>>>
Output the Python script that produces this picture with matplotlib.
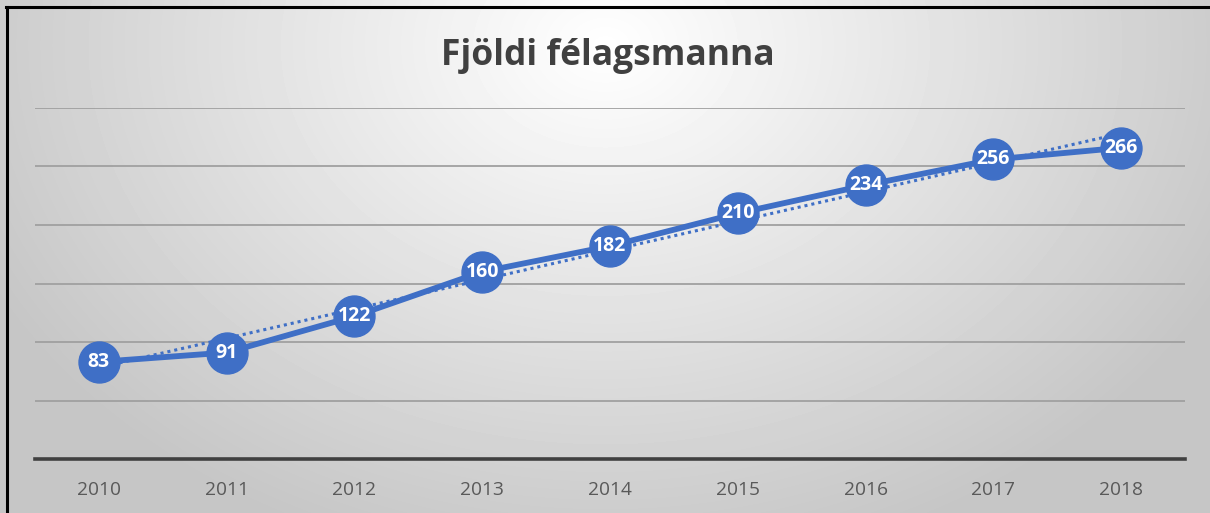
<<<
>>>
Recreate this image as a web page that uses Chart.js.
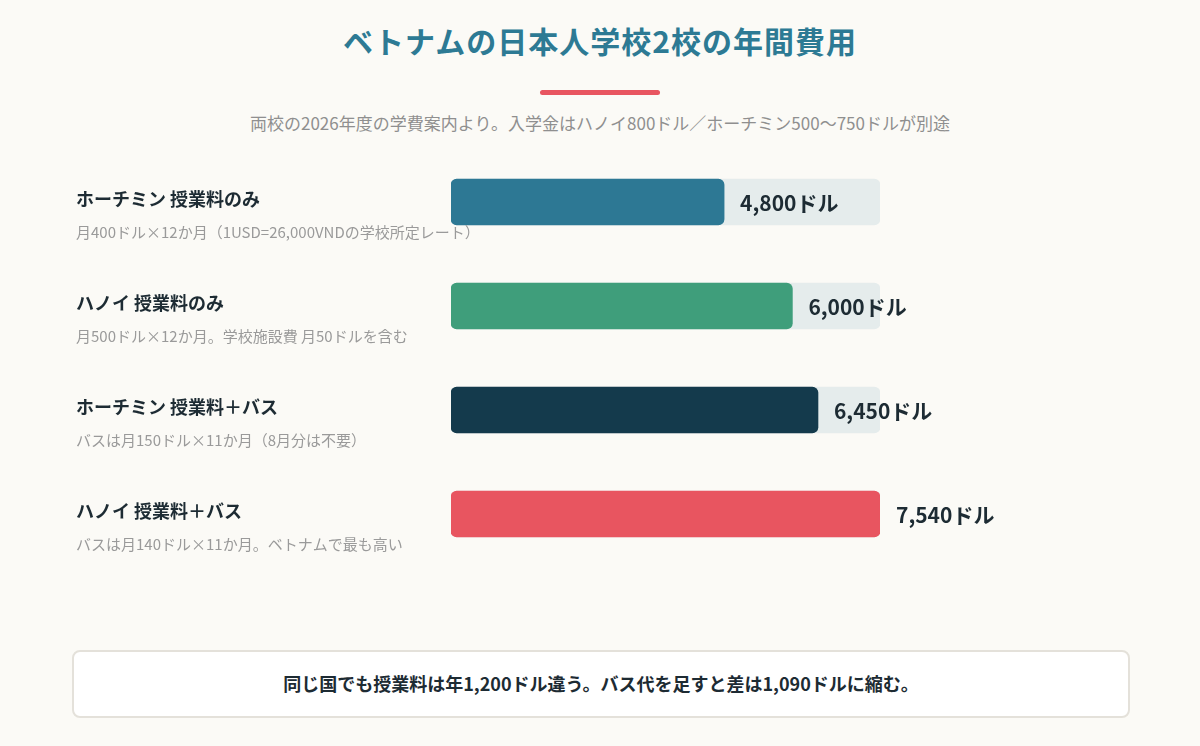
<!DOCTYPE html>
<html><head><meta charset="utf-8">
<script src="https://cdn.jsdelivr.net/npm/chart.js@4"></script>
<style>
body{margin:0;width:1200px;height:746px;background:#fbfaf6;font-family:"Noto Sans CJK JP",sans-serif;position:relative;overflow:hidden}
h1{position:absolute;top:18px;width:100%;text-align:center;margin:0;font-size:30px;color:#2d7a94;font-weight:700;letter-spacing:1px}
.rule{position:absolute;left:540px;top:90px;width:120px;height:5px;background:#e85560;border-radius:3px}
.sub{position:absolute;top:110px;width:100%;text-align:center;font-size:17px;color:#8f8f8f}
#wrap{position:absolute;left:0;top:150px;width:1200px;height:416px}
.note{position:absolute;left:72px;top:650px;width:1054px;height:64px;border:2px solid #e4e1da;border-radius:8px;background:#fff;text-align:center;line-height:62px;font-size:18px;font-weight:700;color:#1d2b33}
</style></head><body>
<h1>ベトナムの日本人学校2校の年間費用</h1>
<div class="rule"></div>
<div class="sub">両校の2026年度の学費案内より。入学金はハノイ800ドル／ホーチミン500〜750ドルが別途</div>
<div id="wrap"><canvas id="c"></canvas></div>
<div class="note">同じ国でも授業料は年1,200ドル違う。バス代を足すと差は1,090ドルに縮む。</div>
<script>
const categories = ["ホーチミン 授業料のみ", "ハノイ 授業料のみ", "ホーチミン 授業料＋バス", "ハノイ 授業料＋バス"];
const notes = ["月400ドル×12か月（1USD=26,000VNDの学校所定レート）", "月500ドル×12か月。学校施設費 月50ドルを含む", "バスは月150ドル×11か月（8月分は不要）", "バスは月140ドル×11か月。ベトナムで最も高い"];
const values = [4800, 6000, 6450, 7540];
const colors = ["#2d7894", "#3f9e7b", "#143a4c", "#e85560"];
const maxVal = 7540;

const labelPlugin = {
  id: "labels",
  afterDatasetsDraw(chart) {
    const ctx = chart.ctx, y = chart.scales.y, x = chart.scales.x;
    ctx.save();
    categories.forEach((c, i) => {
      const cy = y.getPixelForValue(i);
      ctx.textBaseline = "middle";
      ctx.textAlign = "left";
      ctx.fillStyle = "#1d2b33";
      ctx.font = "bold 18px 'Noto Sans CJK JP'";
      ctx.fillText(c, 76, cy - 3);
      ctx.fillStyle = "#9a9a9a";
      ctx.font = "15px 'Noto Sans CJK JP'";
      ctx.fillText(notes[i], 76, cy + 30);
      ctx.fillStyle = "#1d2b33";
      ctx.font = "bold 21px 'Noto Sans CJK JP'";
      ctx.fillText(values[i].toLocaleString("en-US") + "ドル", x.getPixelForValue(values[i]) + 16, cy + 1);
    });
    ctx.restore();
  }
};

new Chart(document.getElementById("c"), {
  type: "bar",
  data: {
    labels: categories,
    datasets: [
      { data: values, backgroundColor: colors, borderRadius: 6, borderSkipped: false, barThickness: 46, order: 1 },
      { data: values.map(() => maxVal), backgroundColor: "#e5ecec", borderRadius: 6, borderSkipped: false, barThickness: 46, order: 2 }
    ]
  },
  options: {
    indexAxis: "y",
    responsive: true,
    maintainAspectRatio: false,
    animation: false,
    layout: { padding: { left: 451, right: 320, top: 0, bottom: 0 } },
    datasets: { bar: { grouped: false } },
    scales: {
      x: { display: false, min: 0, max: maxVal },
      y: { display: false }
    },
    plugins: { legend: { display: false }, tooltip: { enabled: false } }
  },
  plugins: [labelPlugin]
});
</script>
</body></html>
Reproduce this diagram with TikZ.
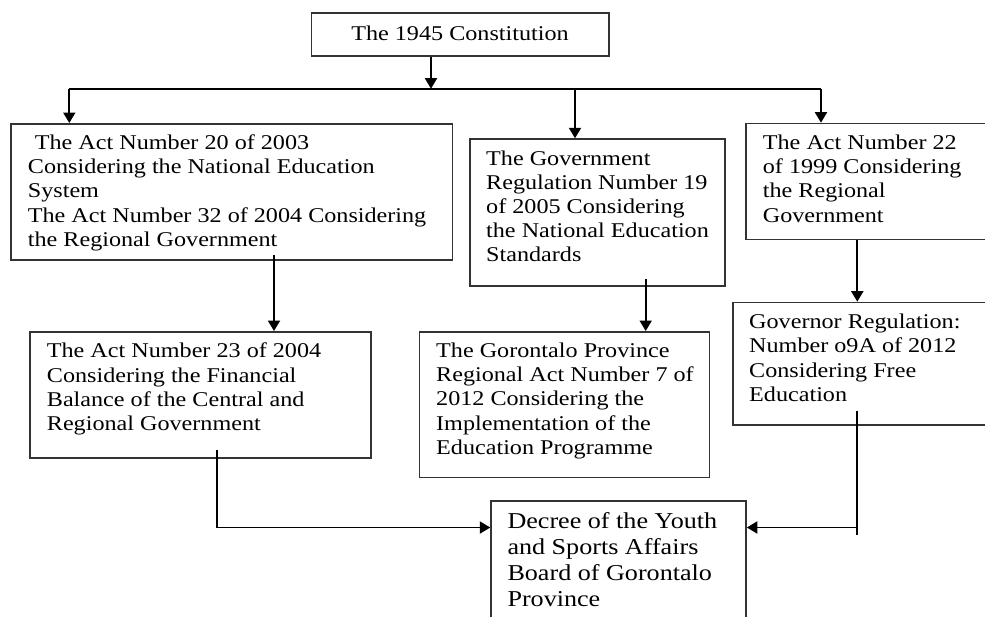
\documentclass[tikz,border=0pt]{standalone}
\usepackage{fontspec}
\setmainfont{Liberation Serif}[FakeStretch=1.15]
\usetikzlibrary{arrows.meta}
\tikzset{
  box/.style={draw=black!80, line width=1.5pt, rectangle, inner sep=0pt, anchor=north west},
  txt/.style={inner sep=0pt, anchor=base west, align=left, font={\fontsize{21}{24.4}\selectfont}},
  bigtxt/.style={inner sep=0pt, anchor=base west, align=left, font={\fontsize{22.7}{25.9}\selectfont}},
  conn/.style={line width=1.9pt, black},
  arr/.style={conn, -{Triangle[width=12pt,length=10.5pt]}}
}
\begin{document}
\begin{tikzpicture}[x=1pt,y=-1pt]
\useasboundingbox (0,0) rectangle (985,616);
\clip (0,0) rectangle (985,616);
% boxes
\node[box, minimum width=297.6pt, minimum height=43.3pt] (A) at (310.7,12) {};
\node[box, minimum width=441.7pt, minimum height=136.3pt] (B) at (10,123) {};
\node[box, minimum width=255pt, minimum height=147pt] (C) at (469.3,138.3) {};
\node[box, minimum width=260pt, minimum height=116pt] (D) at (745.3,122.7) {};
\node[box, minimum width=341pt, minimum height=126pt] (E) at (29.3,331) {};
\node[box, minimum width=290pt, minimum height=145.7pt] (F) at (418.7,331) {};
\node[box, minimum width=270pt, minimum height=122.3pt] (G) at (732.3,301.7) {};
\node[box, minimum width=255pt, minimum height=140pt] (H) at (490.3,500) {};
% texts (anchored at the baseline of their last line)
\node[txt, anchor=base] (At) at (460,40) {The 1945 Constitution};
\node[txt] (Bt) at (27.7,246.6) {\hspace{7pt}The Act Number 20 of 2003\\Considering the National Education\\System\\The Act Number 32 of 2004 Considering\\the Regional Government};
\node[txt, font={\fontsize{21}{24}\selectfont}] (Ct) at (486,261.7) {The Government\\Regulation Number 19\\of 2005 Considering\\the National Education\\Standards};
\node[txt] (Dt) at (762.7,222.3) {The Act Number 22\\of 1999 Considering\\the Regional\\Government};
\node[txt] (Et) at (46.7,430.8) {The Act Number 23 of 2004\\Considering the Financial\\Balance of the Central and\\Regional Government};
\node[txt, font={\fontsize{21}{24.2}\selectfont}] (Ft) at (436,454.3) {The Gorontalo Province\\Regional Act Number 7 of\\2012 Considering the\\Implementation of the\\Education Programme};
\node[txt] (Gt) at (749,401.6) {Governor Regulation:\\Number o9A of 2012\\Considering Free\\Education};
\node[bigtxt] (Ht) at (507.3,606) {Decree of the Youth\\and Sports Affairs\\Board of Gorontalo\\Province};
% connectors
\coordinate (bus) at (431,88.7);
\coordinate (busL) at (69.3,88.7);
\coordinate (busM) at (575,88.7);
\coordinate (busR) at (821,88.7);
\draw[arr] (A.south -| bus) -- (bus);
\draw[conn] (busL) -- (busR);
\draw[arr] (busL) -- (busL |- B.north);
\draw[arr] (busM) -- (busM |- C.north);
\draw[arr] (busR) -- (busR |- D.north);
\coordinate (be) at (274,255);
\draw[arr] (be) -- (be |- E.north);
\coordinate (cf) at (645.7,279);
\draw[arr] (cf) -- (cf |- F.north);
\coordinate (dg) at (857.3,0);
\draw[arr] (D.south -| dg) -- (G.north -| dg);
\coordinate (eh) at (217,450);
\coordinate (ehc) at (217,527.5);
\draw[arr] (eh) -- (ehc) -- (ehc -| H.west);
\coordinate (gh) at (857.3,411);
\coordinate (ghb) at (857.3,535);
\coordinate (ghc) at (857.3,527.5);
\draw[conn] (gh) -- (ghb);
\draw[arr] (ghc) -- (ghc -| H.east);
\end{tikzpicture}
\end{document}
<<<
◆ PROBLEM STATEMENT:
Pull every line containing the word "that" out of the entries above.

◆ TASK ANSWER:
Output the Python script that produces this picture with matplotlib.
Recreate this image as a web page that uses Chart.js.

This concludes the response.